**Data provided**
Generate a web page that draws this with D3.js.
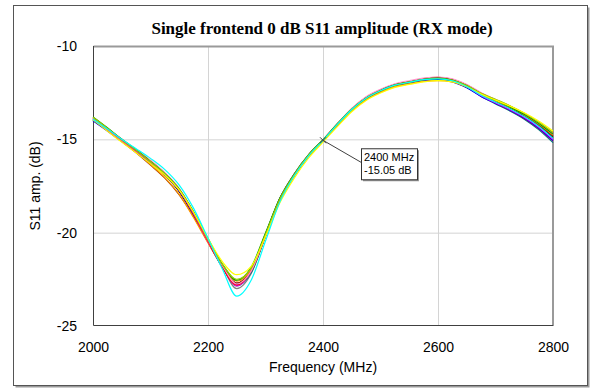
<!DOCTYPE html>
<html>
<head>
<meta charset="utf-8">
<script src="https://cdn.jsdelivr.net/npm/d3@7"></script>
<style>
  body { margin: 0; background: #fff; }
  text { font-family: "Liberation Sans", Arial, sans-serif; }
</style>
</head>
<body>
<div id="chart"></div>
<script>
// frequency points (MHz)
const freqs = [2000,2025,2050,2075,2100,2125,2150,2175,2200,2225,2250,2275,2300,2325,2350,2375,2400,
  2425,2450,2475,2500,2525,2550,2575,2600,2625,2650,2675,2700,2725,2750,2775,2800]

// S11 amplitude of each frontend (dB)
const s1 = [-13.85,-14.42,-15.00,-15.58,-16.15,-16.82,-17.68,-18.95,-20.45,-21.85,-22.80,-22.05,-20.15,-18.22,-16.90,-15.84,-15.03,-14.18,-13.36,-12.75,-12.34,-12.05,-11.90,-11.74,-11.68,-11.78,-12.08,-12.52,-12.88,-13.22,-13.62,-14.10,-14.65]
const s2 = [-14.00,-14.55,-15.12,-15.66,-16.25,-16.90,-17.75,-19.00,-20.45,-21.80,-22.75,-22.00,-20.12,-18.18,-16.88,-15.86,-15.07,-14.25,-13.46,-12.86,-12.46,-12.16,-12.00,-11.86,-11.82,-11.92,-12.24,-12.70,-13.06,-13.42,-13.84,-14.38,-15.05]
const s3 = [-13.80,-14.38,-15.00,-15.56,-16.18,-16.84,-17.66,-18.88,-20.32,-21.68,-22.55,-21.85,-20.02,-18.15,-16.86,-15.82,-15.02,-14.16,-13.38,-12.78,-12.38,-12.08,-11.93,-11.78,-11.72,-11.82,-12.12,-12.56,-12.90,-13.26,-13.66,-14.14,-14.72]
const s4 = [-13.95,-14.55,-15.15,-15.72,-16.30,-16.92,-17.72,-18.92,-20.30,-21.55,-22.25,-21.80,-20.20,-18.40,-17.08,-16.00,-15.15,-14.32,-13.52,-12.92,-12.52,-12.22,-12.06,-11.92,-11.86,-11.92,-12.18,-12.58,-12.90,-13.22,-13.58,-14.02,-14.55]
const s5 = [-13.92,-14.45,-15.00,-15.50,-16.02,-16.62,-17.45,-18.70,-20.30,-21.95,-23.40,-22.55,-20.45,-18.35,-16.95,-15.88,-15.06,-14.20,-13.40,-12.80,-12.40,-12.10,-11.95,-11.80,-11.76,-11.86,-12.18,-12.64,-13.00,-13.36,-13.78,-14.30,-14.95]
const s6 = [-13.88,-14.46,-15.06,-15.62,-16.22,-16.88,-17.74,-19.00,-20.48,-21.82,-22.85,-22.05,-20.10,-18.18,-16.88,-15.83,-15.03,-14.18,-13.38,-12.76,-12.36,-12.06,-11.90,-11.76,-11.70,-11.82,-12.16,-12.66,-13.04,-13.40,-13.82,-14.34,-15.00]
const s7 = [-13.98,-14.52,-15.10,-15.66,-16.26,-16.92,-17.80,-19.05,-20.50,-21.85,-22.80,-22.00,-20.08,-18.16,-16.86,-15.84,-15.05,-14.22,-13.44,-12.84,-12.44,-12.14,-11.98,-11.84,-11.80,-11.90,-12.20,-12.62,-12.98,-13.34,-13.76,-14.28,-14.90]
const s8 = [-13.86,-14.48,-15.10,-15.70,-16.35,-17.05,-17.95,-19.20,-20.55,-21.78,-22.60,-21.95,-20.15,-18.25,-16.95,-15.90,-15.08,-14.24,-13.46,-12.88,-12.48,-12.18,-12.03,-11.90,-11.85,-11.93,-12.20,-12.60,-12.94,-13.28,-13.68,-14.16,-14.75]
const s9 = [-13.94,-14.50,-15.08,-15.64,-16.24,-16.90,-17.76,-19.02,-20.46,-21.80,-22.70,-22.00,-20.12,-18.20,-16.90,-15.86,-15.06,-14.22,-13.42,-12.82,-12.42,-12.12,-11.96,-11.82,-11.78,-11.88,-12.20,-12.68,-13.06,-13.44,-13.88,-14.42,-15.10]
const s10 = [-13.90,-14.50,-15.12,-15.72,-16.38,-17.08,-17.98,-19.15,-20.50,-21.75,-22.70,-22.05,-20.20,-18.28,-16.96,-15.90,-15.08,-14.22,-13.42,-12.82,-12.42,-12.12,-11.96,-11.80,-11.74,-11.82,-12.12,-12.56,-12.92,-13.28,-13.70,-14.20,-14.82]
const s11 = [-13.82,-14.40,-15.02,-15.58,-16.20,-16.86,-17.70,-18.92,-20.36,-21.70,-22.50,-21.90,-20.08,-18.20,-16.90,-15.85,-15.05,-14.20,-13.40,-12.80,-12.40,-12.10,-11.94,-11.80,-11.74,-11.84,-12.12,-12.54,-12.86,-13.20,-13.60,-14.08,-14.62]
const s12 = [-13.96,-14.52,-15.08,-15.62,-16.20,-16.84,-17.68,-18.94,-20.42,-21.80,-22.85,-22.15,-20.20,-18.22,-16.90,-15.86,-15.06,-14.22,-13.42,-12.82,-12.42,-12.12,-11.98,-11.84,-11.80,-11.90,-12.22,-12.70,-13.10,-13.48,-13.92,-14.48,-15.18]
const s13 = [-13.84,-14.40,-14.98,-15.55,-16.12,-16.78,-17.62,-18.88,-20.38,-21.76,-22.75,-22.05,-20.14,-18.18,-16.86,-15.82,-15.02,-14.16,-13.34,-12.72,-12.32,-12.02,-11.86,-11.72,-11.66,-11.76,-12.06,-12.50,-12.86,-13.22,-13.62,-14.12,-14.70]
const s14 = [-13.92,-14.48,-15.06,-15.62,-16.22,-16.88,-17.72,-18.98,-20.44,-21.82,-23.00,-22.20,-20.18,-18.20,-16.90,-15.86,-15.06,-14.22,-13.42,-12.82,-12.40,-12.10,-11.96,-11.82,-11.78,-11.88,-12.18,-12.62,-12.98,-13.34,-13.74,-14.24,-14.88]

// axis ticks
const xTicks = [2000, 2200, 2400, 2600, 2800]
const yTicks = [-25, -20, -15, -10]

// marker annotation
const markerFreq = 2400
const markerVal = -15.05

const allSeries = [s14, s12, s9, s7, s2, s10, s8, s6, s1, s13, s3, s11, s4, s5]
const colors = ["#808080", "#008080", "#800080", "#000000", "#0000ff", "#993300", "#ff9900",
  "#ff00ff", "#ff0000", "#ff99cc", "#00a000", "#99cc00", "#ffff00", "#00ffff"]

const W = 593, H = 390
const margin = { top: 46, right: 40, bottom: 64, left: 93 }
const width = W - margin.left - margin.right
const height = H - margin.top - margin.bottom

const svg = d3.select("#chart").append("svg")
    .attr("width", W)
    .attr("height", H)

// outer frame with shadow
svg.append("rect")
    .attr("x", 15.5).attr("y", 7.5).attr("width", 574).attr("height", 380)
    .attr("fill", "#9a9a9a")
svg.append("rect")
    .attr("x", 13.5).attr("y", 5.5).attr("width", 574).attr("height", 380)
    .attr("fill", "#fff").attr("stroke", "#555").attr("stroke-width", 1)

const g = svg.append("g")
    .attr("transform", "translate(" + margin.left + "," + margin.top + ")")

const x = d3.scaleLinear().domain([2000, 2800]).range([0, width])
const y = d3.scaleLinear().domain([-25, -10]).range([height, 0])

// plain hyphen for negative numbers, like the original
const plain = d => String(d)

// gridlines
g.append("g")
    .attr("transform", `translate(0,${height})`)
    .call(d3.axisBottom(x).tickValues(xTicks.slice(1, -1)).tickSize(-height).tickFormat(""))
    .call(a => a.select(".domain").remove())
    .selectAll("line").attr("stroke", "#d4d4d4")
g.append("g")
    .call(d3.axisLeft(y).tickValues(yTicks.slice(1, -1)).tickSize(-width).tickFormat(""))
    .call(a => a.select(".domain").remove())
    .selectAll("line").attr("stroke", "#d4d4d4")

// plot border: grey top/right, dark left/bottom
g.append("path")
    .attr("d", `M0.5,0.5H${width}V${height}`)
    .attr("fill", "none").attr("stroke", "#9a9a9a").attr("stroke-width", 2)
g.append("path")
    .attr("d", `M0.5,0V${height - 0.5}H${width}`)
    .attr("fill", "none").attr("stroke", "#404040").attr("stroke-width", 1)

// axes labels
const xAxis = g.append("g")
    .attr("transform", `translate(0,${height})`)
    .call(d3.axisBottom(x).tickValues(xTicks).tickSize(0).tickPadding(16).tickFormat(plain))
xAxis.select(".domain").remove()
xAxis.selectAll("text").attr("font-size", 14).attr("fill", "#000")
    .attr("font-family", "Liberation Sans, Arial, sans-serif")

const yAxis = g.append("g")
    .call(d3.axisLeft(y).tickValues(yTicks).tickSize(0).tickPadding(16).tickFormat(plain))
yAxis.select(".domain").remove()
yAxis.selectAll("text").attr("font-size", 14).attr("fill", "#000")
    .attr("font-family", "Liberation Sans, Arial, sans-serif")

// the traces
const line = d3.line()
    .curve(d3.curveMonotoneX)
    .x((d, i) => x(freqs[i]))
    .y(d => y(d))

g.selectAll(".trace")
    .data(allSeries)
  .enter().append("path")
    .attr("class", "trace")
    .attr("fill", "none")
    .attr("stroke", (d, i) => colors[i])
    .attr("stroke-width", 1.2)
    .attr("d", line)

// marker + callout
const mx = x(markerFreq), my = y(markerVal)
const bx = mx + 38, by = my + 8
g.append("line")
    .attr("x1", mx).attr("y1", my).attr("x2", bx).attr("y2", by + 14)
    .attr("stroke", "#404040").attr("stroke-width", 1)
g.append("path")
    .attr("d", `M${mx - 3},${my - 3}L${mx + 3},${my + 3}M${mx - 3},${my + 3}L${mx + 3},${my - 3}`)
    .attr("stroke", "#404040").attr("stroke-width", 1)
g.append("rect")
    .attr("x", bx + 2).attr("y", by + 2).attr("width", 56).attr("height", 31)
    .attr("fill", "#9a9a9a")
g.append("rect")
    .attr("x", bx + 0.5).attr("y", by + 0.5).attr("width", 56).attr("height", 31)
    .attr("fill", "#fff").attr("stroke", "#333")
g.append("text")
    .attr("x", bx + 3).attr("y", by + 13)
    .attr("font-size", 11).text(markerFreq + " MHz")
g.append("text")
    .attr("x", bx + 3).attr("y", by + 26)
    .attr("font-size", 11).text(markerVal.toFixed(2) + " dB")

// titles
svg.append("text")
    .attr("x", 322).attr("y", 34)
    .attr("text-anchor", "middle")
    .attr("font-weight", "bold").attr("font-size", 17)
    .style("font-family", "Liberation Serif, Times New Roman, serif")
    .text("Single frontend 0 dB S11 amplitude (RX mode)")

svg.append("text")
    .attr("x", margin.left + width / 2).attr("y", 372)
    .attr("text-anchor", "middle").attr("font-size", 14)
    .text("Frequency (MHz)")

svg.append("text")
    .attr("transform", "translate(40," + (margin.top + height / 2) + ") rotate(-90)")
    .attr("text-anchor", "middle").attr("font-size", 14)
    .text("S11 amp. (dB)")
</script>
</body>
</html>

* * *

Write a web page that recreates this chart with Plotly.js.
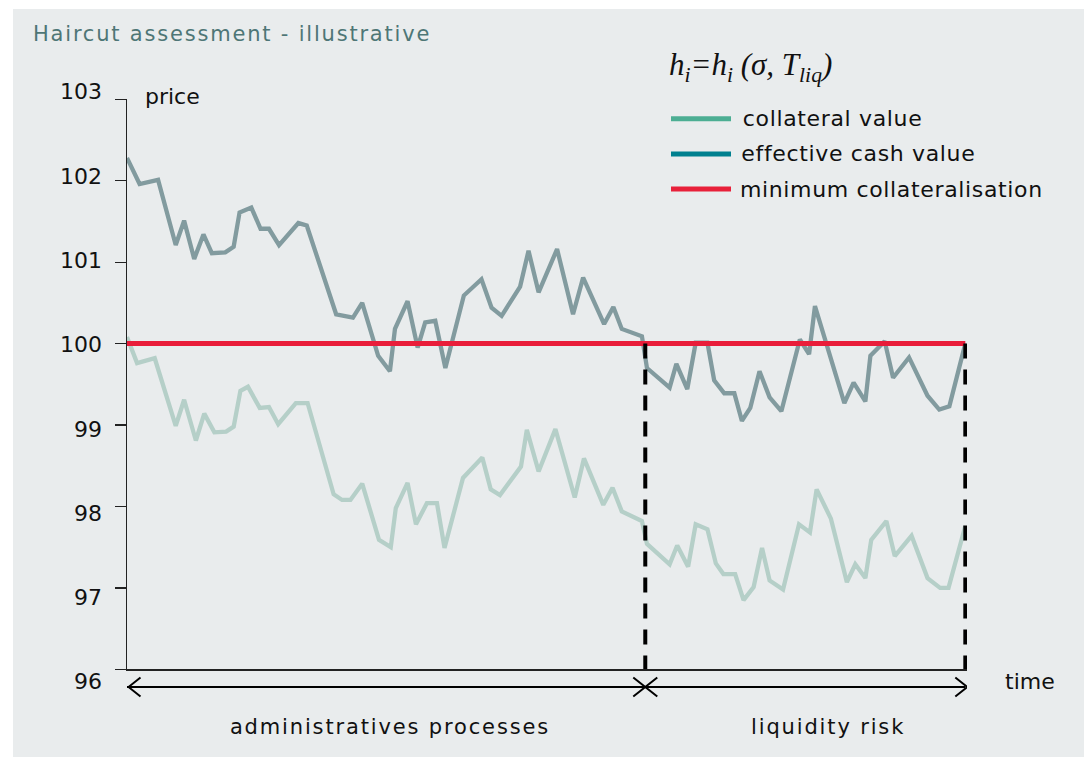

**Problem details**
Copy out every line in the listing where the word "this" appears.

**The result**
Generate a web page that draws this with D3.js.
Write a web page that recreates this chart with Plotly.js.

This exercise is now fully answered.